En términos biblicos sería la parábola de los talentos. Es la pregunta: ¿Qué haces con lo que se te ha dado?
Todo lo que nos hace sentir más vivos, lo que nos hace más conscientes y más ricos, es aquello a lo que hemos otorgado un significado en forma de símbolo, aquello en lo que hemos puesto nuestra intención y capacidades. Lo que posee historia y peso en nuestra memoria.
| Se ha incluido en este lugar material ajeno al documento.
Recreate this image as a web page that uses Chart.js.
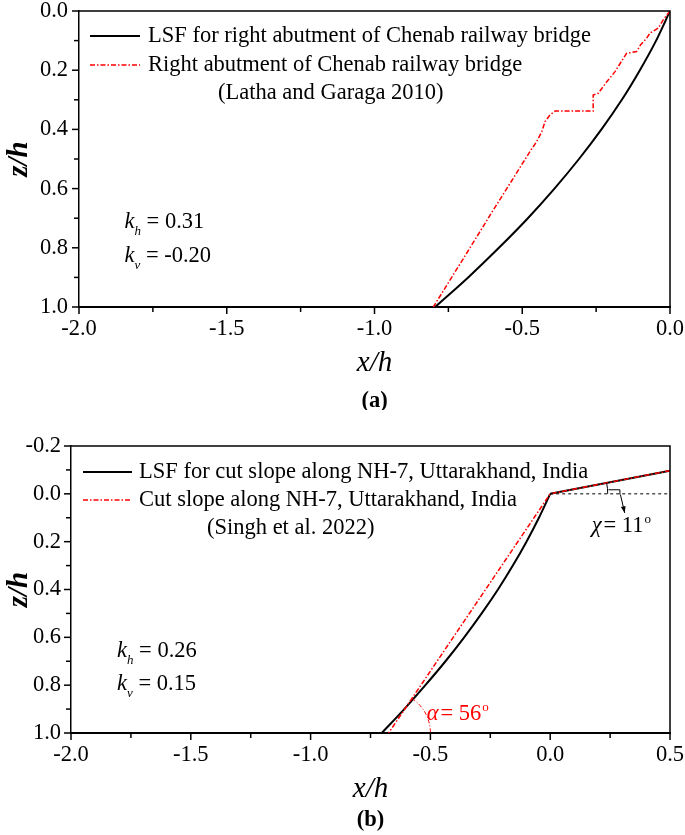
<!DOCTYPE html>
<html>
<head>
<meta charset="utf-8">
<script src="https://cdn.jsdelivr.net/npm/chart.js@4.4.0/dist/chart.umd.min.js"></script>
<style>
html,body{margin:0;padding:0;background:#fff;}
#wrap{position:relative;width:685px;height:835px;background:#fff;}
canvas{position:absolute;left:0;}
#cA{top:0;width:685px;height:410px;}
#cB{top:420px;width:685px;height:415px;}
</style>
</head>
<body>
<div id="wrap">
<canvas id="cA" width="685" height="410"></canvas>
<canvas id="cB" width="685" height="415"></canvas>
</div>
<script>
// ---------- Panel (a) data ----------
const lsfA_x = [0.000, -0.047, -0.102, -0.163, -0.232, -0.308, -0.391, -0.481, -0.579, -0.683, -0.795];
const lsfA_z = [0.000, 0.100, 0.200, 0.300, 0.400, 0.500, 0.600, 0.700, 0.800, 0.900, 1.000];
const obsA_x = [0.000, -0.023, -0.040, -0.068, -0.079, -0.100, -0.113, -0.147, -0.158, -0.186, -0.214, -0.243, -0.260, -0.260, -0.389, -0.406, -0.423, -0.434, -0.451, -0.474, -0.543, -0.612, -0.683, -0.742, -0.801];
const obsA_z = [0.000, 0.030, 0.058, 0.075, 0.092, 0.115, 0.137, 0.143, 0.160, 0.205, 0.239, 0.278, 0.284, 0.338, 0.338, 0.351, 0.374, 0.408, 0.441, 0.475, 0.585, 0.695, 0.810, 0.905, 1.000];
const xTicksA = [-2.0, -1.5, -1.0, -0.5, 0.0];
const xMinorA = [-1.75, -1.25, -0.75, -0.25];
const yTicksA = [0.0, 0.2, 0.4, 0.6, 0.8, 1.0];
const yMinorA = [0.1, 0.3, 0.5, 0.7, 0.9];
const legendA = ['LSF for right abutment of Chenab railway bridge', 'Right abutment of Chenab railway bridge', '(Latha and Garaga 2010)'];
const paramsA = ['0.31', '-0.20'];

// ---------- Panel (b) data ----------
const lsfB_x = [0.000, -0.047, -0.099, -0.156, -0.218, -0.286, -0.359, -0.437, -0.521, -0.609, -0.703];
const lsfB_z = [0.000, 0.100, 0.200, 0.300, 0.400, 0.500, 0.600, 0.700, 0.800, 0.900, 1.000];
const crestB_x = [0.000, 0.500];
const crestB_z = [0.000, -0.097];
const obsB_x = [0.500, 0.000, -0.6745];
const obsB_z = [-0.097, 0.000, 1.000];
const xTicksB = [-2.0, -1.5, -1.0, -0.5, 0.0, 0.5];
const xMinorB = [-1.75, -1.25, -0.75, -0.25, 0.25];
const yTicksB = [-0.2, 0.0, 0.2, 0.4, 0.6, 0.8, 1.0];
const yMinorB = [-0.1, 0.1, 0.3, 0.5, 0.7, 0.9];
const legendB = ['LSF for cut slope along NH-7, Uttarakhand, India', 'Cut slope along NH-7, Uttarakhand, India', '(Singh et al. 2022)'];
const paramsB = ['0.26', '0.15'];
const chiDeg = '11';
const alphaDeg = '56';

// ---------- common ----------
const SERIF = '"Liberation Serif","Times New Roman",serif';
Chart.defaults.font.family = SERIF;
Chart.defaults.font.size = 22;
Chart.defaults.color = '#000';
const RED = '#ff0000';
const RED_DASH = [5, 2, 1.5, 2];

function pts(xs, zs) { return xs.map((x, i) => ({x: x, y: zs[i]})); }

function axes(o) {
  return {
    x: {
      type: 'linear', min: o.xmin, max: o.xmax,
      afterBuildTicks: s => { s.ticks = o.xt.map(v => ({value: v})); },
      afterFit: s => { s.height = 80; s.paddingLeft = 0; s.paddingRight = 0; },
      grid: {display: false, drawTicks: false},
      border: {display: true, color: '#000', width: 2},
      ticks: {padding: 9, maxRotation: 0, autoSkip: false, color: '#000',
              font: {size: 22.5, family: SERIF}, callback: v => Number(v).toFixed(1)},
      title: {display: true, text: 'x/h', color: '#000',
              font: {size: 29, style: 'italic', family: SERIF}, padding: {top: 0, bottom: 6}}
    },
    y: {
      type: 'linear', reverse: true, min: o.ymin, max: o.ymax,
      afterBuildTicks: s => { s.ticks = o.yt.map(v => ({value: v})); },
      afterFit: s => { s.width = o.yw; s.paddingTop = 0; s.paddingBottom = 0; },
      grid: {display: false, drawTicks: false},
      border: {display: true, color: '#000', width: 1.5},
      ticks: {padding: o.ypad, autoSkip: false, color: '#000',
              font: {size: 22.5, family: SERIF}, callback: v => Number(v).toFixed(1)},
      title: {display: true, text: 'z/h', color: '#000',
              font: {size: 29, style: 'italic', weight: 'bold', family: SERIF}, padding: {top: 2, bottom: 0}}
    }
  };
}

function drawK(ctx, x, y, sub, val, color) {
  ctx.fillStyle = color || '#000';
  ctx.textAlign = 'left';
  ctx.textBaseline = 'alphabetic';
  ctx.font = 'italic 22.5px ' + SERIF;
  ctx.fillText('k', x, y);
  let w = ctx.measureText('k').width;
  ctx.font = 'italic 13px ' + SERIF;
  ctx.fillText(sub, x + w, y + 7);
  w += ctx.measureText(sub).width;
  ctx.font = '22.5px ' + SERIF;
  ctx.fillText(' = ' + val, x + w, y);
}

function drawAngle(ctx, x, y, sym, val, color) {
  ctx.fillStyle = color;
  ctx.textAlign = 'left';
  ctx.textBaseline = 'alphabetic';
  ctx.font = 'italic 22.5px ' + SERIF;
  ctx.fillText(sym, x, y);
  let w = ctx.measureText(sym).width + 2;
  ctx.font = '22.5px ' + SERIF;
  ctx.fillText('= ' + val, x + w, y);
  w += ctx.measureText('= ' + val).width + 1;
  ctx.font = '13px ' + SERIF;
  ctx.fillText('o', x + w, y - 9);
}

function decor(cfg) {
  return {
    id: 'decor' + cfg.name,
    afterDraw(chart) {
      const ctx = chart.ctx, a = chart.chartArea, xs = chart.scales.x, ys = chart.scales.y;
      ctx.save();
      // frame (top, right)
      ctx.strokeStyle = '#000'; ctx.lineWidth = 1.5; ctx.setLineDash([]);
      ctx.beginPath();
      ctx.moveTo(a.left, a.top); ctx.lineTo(a.right, a.top); ctx.lineTo(a.right, a.bottom);
      ctx.stroke();
      // tick marks
      ctx.lineWidth = 1.5;
      const tx = (v, len) => { const p = xs.getPixelForValue(v); ctx.beginPath(); ctx.moveTo(p, a.bottom); ctx.lineTo(p, a.bottom + len); ctx.stroke(); };
      const ty = (v, len) => { const p = ys.getPixelForValue(v); ctx.beginPath(); ctx.moveTo(a.left, p); ctx.lineTo(a.left - len, p); ctx.stroke(); };
      cfg.xMaj.forEach(v => tx(v, 7)); cfg.xMin.forEach(v => tx(v, 5));
      cfg.yMaj.forEach(v => ty(v, 7)); cfg.yMin.forEach(v => ty(v, 5));
      // legend
      const L = cfg.legend;
      ctx.font = '22.5px ' + SERIF; ctx.textBaseline = 'middle'; ctx.textAlign = 'left';
      for (let i = 0; i < 2; i++) {
        const yy = a.top + L.rows[i];
        ctx.beginPath();
        ctx.strokeStyle = i === 0 ? '#000' : RED;
        ctx.lineWidth = i === 0 ? 2 : 1.5;
        ctx.setLineDash(i === 0 ? [] : RED_DASH);
        ctx.moveTo(a.left + L.l0, yy); ctx.lineTo(a.left + L.l1, yy); ctx.stroke();
        ctx.setLineDash([]);
        ctx.fillStyle = '#000';
        ctx.fillText(L.text[i], a.left + L.tx, yy);
      }
      ctx.fillText(L.text[2], a.left + L.x3, a.top + L.rows[2]);
      // params
      drawK(ctx, xs.getPixelForValue(cfg.kx), ys.getPixelForValue(cfg.kh_z), 'h', cfg.params[0]);
      drawK(ctx, xs.getPixelForValue(cfg.kx), ys.getPixelForValue(cfg.kv_z), 'v', cfg.params[1]);
      if (cfg.extra) cfg.extra(ctx, xs, ys, a);
      // caption
      ctx.fillStyle = '#000';
      ctx.font = 'bold 22.5px ' + SERIF; ctx.textAlign = 'center'; ctx.textBaseline = 'middle';
      ctx.fillText(cfg.caption, (a.left + a.right) / 2, cfg.captionY);
      ctx.restore();
    }
  };
}

// ---------- chart (a) ----------
new Chart(document.getElementById('cA'), {
  type: 'line',
  data: {
    datasets: [
      {label: legendA[1], data: pts(obsA_x, obsA_z), borderColor: RED, borderWidth: 1.5,
       borderDash: RED_DASH, pointRadius: 0, tension: 0, fill: false, order: 0},
      {label: legendA[0], data: pts(lsfA_x, lsfA_z), borderColor: '#000', borderWidth: 2,
       pointRadius: 0, tension: 0.3, fill: false, order: 1}
    ]
  },
  options: {
    responsive: false, animation: false, devicePixelRatio: 1,
    layout: {padding: {left: 0, right: 15, top: 11, bottom: 23}},
    plugins: {legend: {display: false}, tooltip: {enabled: false}},
    scales: axes({xmin: -2, xmax: 0, ymin: 0, ymax: 1, xt: xTicksA, yt: yTicksA, yw: 79, ypad: 11})
  },
  plugins: [decor({
    name: 'A', xMaj: xTicksA, xMin: xMinorA, yMaj: yTicksA, yMin: yMinorA,
    legend: {text: legendA, l0: 11, l1: 61, tx: 69, x3: 139, rows: [25, 54, 82]},
    params: paramsA, kx: -1.846, kh_z: 0.733, kv_z: 0.847,
    caption: '(a)', captionY: 401
  })]
});

// ---------- chart (b) ----------
new Chart(document.getElementById('cB'), {
  type: 'line',
  data: {
    datasets: [
      {label: legendB[1], data: pts(obsB_x, obsB_z), borderColor: RED, borderWidth: 1.5,
       borderDash: RED_DASH, pointRadius: 0, tension: 0, fill: false, order: 0},
      {label: legendB[0], data: pts(lsfB_x, lsfB_z), borderColor: '#000', borderWidth: 2,
       pointRadius: 0, tension: 0.3, fill: false, order: 1},
      {label: legendB[0] + ' (crest)', data: pts(crestB_x, crestB_z), borderColor: '#000', borderWidth: 2,
       pointRadius: 0, tension: 0, fill: false, order: 2}
    ]
  },
  options: {
    responsive: false, animation: false, devicePixelRatio: 1,
    layout: {padding: {left: 0, right: 15, top: 26, bottom: 22}},
    plugins: {legend: {display: false}, tooltip: {enabled: false}},
    scales: axes({xmin: -2, xmax: 0.5, ymin: -0.2, ymax: 1, xt: xTicksB, yt: yTicksB, yw: 71, ypad: 10})
  },
  plugins: [decor({
    name: 'B', xMaj: xTicksB, xMin: xMinorB, yMaj: yTicksB, yMin: yMinorB,
    legend: {text: legendB, l0: 12, l1: 61, tx: 68, x3: 136, rows: [26, 54, 82]},
    params: paramsB, kx: -1.808, kh_z: 0.682, kv_z: 0.820,
    caption: '(b)', captionY: 400,
    extra: (ctx, xs, ys, a) => {
      const X = v => xs.getPixelForValue(v), Y = v => ys.getPixelForValue(v);
      // horizontal reference (dashed)
      ctx.strokeStyle = '#000'; ctx.lineWidth = 1; ctx.setLineDash([3, 3]);
      ctx.beginPath(); ctx.moveTo(X(0), Y(0)); ctx.lineTo(X(0.5), Y(0)); ctx.stroke();
      ctx.setLineDash([]);
      // chi arc
      const cx = X(0), cy = Y(0);
      const r1 = X(0.24) - X(0);
      const ang1 = Math.atan2(Y(crestB_z[1]) - cy, X(crestB_x[1]) - cx);
      ctx.beginPath(); ctx.arc(cx, cy, r1, ang1, 0); ctx.stroke();
      // leader + arrow
      ctx.beginPath();
      ctx.moveTo(X(0.243), Y(-0.017)); ctx.lineTo(X(0.291), Y(-0.017)); ctx.lineTo(X(0.291), Y(0.003));
      ctx.stroke();
      const ax0 = X(0.293), ay0 = Y(0.003), ax1 = X(0.311), ay1 = Y(0.080);
      ctx.beginPath(); ctx.moveTo(ax0, ay0); ctx.lineTo(ax1, ay1); ctx.stroke();
      const th = Math.atan2(ay1 - ay0, ax1 - ax0);
      ctx.fillStyle = '#000';
      ctx.beginPath();
      ctx.moveTo(ax1, ay1);
      ctx.lineTo(ax1 - 7 * Math.cos(th - 0.35), ay1 - 7 * Math.sin(th - 0.35));
      ctx.lineTo(ax1 - 7 * Math.cos(th + 0.35), ay1 - 7 * Math.sin(th + 0.35));
      ctx.closePath(); ctx.fill();
      drawAngle(ctx, X(0.173), Y(0.160), '\u03C7', chiDeg, '#000');
      // alpha arc
      const bx = X(obsB_x[2]), by = Y(obsB_z[2]);
      const r2 = X(-0.5) - bx;
      const ang2 = Math.atan2(Y(obsB_z[1]) - by, X(obsB_x[1]) - bx);
      ctx.strokeStyle = RED; ctx.lineWidth = 1; ctx.setLineDash([4, 2, 1, 2]);
      ctx.beginPath(); ctx.arc(bx, by, r2, ang2, 0); ctx.stroke();
      ctx.setLineDash([]);
      drawAngle(ctx, X(-0.5155), Y(0.946), '\u03B1', alphaDeg, RED);
    }
  })]
});
</script>
</body>
</html>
Quien es capaz de dotar de sentido incluso a lo más insignificante, nunca sentirá que la vida está vacía o que no tiene sentido. Jamás se planteará las preguntas ¿Para qué hacer esto? ¿Por qué escoger eso en vez de aquello? Todo lo que haga, sienta, piense y decida formará parte de esa mirada poderosa cuyo objetivo es convertir lo subjetivo en un acto de creación.